What is the difference between enum and shared immutable?

Ola Fosheim Grøstad ola.fosheim.grostad at gmail.com
Thu Oct 29 21:43:57 UTC 2020


On Thursday, 29 October 2020 at 14:39:31 UTC, H. S. Teoh wrote:
> On Thu, Oct 29, 2020 at 09:50:28AM -0400, Steven Schveighoffer 
> via Digitalmars-d-learn wrote: [...]
>> D frequently allows no-op attributes.
> [...]
>
> I find that to be a bad smell in terms of language design, 
> actually. Either something should be allowed and have a 
> definite effect, or it should not be allowed.  Not this murky 
> grey area where you can write something and it seems to be 
> allowed, but doesn't actually have any effect.

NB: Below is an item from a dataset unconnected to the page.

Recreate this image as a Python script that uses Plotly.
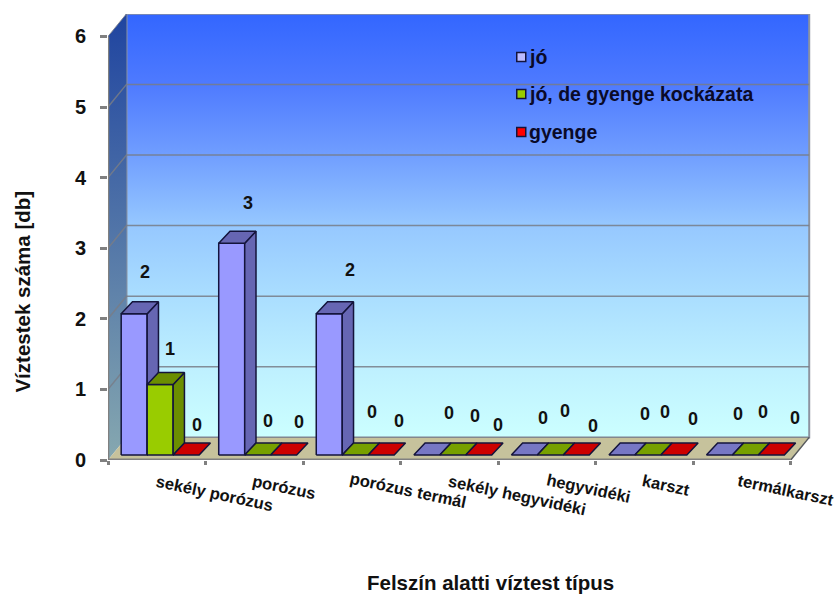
import plotly.graph_objects as go

# Chart content
categories = ["sekély porózus", "porózus", "porózus termál", "sekély hegyvidéki",
              "hegyvidéki", "karszt", "termálkarszt"]
series_names = ["jó", "jó, de gyenge kockázata", "gyenge"]
jo = [2, 3, 2, 0, 0, 0, 0]
jo_de_gyenge = [1, 0, 0, 0, 0, 0, 0]
gyenge = [0, 0, 0, 0, 0, 0, 0]
y_ticks = [0, 1, 2, 3, 4, 5, 6]

# Face colours per series: front, side/top, zero-height top
front_colors = ["#9999FF", "#99CC00", "#FF0000"]
side_colors = ["#6666B3", "#6B8E00", "#B30000"]
flat_colors = ["#7777C4", "#77A000", "#CC0000"]
legend_colors = ["#BBBBFF", "#99CC00", "#FF0000"]
OUTLINE = "#14143C"
GRID = "rgba(120,125,135,0.85)"
AXIS = "#808080"
FONT = "Liberation Sans"
WALL_SCALE = [[0, "#CCFFFF"], [0.165, "#BEF0FF"], [0.333, "#AADEFF"], [0.5, "#96C8FF"],
              [0.667, "#709EFF"], [0.835, "#4E7AFF"], [1, "#3366FF"]]

# Pixel scale of the axes and the oblique projection, in axis units
PX_X = 97.6
PX_Y = 70.6
LEFT, TOP, BOTTOM, WIDTH, HEIGHT = 107.5, 14, 460, 837, 594
WALL_DX, WALL_DY = 18.5 / PX_X, 22.6 / PX_Y
BAR_DX, BAR_DY = 11.3 / PX_X, 12 / PX_Y
BASE_X, BASE_Y = 4 / PX_X, 5 / PX_Y
BAR_W = 26 / PX_X
GROUP_PAD = 9.2 / PX_X
N = len(categories)
Y_TOP = (BOTTOM - TOP) / PX_Y
X_END = (WIDTH - LEFT) / PX_X

# Value label nudges in pixels relative to the centre of each bar's top edge
label_dx = [[11, 16, 21, 22.5, 19, 23, 19],
            [10, 10, 17, 22.5, 15, 17, 18],
            [11, 15, 18, 19.5, 17, 19, 24]]
label_dy = [[42, 40, 44, 42, 37, 41, 41],
            [35, 34, 43, 39, 44, 43, 43],
            [30, 33, 34, 30, 29, 36, 37]]

# Category label centres in pixels
cat_label_x = [214, 284, 408, 517, 588, 666, 786]
cat_label_y = [493, 487, 490, 495, 488, 485, 490]


def paper_x(px):
    return (px - LEFT) / (WIDTH - LEFT)


def paper_y(py):
    return (BOTTOM - py) / (BOTTOM - TOP)


fig = go.Figure()


def poly(xs, ys, fill=None, line=None, width=0, gradient=None):
    kw = dict(x=xs, y=ys, mode="lines", showlegend=False, hoverinfo="skip")
    kw["line"] = dict(color=line or "rgba(0,0,0,0)", width=width)
    if fill or gradient:
        kw["fill"] = "toself"
        if fill:
            kw["fillcolor"] = fill
        if gradient:
            kw["fillgradient"] = gradient
    fig.add_trace(go.Scatter(**kw))


# Back wall, left wall and floor
poly([WALL_DX, 7 + WALL_DX, 7 + WALL_DX, WALL_DX, WALL_DX],
     [WALL_DY, WALL_DY, 6 + WALL_DY, 6 + WALL_DY, WALL_DY],
     line="#8C93A0", width=2,
     gradient=dict(type="vertical", colorscale=WALL_SCALE,
                   start=WALL_DY, stop=6 + WALL_DY))
poly([0, WALL_DX, WALL_DX, 0, 0], [0, WALL_DY, 6 + WALL_DY, 6, 0],
     gradient=dict(type="vertical", colorscale=[[0, "#86A8B0"], [1, "#1F44A0"]],
                   start=0, stop=6 + WALL_DY))
poly([0, 7, 7 + WALL_DX, WALL_DX, 0], [0, 0, WALL_DY, WALL_DY, 0], fill="#C6C29C")

# Gridlines run along the back wall and down the left wall
for t in y_ticks[1:-1]:
    poly([0, WALL_DX, 7 + WALL_DX], [t, t + WALL_DY, t + WALL_DY], line=GRID, width=1.5)
poly([WALL_DX, 7 + WALL_DX], [WALL_DY, WALL_DY], line=GRID, width=1)
poly([WALL_DX, 0], [6 + WALL_DY, 6], line=GRID, width=1)
poly([7, 7 + WALL_DX], [0, WALL_DY], line="#55585C", width=1.5)

# Axis lines
poly([0, 0], [0, 6], line=AXIS, width=2.5)
poly([0, 7], [0, 0], line=AXIS, width=3)

# Bars, painted left to right so nearer faces cover earlier side faces
values = [jo, jo_de_gyenge, gyenge]
for i in range(N):
    for j, series in enumerate(values):
        v = series[i]
        x0 = i + BASE_X + GROUP_PAD + j * BAR_W
        x1 = x0 + BAR_W
        y0 = BASE_Y
        y1 = BASE_Y + v
        if v > 0:
            poly([x0, x1, x1, x0, x0], [y0, y0, y1, y1, y0],
                 fill=front_colors[j], line=OUTLINE, width=1.5)
            poly([x1, x1 + BAR_DX, x1 + BAR_DX, x1, x1],
                 [y0, y0 + BAR_DY, y1 + BAR_DY, y1, y0],
                 fill=side_colors[j], line=OUTLINE, width=1.5)
        poly([x0, x1, x1 + BAR_DX, x0 + BAR_DX, x0],
             [y1, y1, y1 + BAR_DY, y1 + BAR_DY, y1],
             fill=side_colors[j] if v > 0 else flat_colors[j], line=OUTLINE, width=1.5)

# Key inside the plot
key_y = [5.708, 5.184, 4.646]
key_x = 4.237
fig.add_trace(go.Scatter(
    x=[key_x] * 3, y=key_y, mode="markers", showlegend=False, hoverinfo="skip",
    marker=dict(symbol="square", size=9, color=legend_colors,
                line=dict(color=OUTLINE, width=1.5))))

annotations = []
for name, ky in zip(series_names, key_y):
    annotations.append(dict(x=key_x, y=ky, xref="x", yref="y", text=f"<b>{name}</b>",
                            showarrow=False, xanchor="left", xshift=6,
                            font=dict(family=FONT, size=19.5, color="#0A0A28")))

# Value labels
for j, series in enumerate(values):
    for i, v in enumerate(series):
        cx = i + BASE_X + GROUP_PAD + (j + 0.5) * BAR_W
        annotations.append(dict(x=cx, y=BASE_Y + v, xref="x", yref="y", text=f"<b>{v}</b>",
                                showarrow=False, xshift=label_dx[j][i], yshift=label_dy[j][i],
                                font=dict(family=FONT, size=18, color="#111111")))

# Slanted category labels
for name, px, py in zip(categories, cat_label_x, cat_label_y):
    annotations.append(dict(x=paper_x(px), y=paper_y(py), xref="paper", yref="paper",
                            xanchor="center", yanchor="middle",
                            text=f"<b>{name}</b>", showarrow=False, textangle=12,
                            font=dict(family=FONT, size=16.5, color="#111111")))

# Axis titles
annotations.append(dict(x=paper_x(490), y=paper_y(582), xref="paper", yref="paper",
                        xanchor="center", yanchor="middle",
                        text="<b>Felszín alatti víztest típus</b>", showarrow=False,
                        font=dict(family=FONT, size=20.5, color="#111111")))
annotations.append(dict(x=paper_x(21), y=paper_y(292), xref="paper", yref="paper",
                        xanchor="center", yanchor="middle",
                        text="<b>Víztestek száma [db]</b>", showarrow=False, textangle=-90,
                        font=dict(family=FONT, size=20.5, color="#111111")))

fig.update_layout(
    width=WIDTH, height=HEIGHT,
    margin=dict(l=LEFT, r=0, t=TOP, b=HEIGHT - BOTTOM, autoexpand=False),
    paper_bgcolor="white", plot_bgcolor="white",
    showlegend=False,
    annotations=annotations,
    xaxis=dict(range=[0, X_END], tickvals=list(range(N + 1)), showticklabels=False,
               ticks="outside", ticklen=4, tickwidth=2.5, tickcolor=AXIS,
               showgrid=False, zeroline=False, showline=False, fixedrange=True),
    yaxis=dict(range=[0, Y_TOP], tickvals=y_ticks, ticks="outside", ticklen=7,
               tickwidth=2.5, tickcolor=AXIS, ticklabelstandoff=10,
               tickfont=dict(family=FONT, size=20, color="#111111", weight="bold"),
               showgrid=False, zeroline=False, showline=False, fixedrange=True),
)

fig.write_html("out.html", config={"displayModeBar": False})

Yes, but that is a tough call. Do you want to catch unintended 
programmer errors or do you want to make it as easy as possible 
to write generic code? I'm in favour of max strictness, but then 
you need to keep the feature set down and make sure it is uniform 
and orthogonal.

But I think it is a bit sad that "shared" isn't enforced so that 
it could lead to actual benefits. Like requiring that globals are 
typed shared and enable thread local garbage collection. E.g. GC 
allocation of non-shared should be on a thread local heap and 
anything shared should be on a global heap.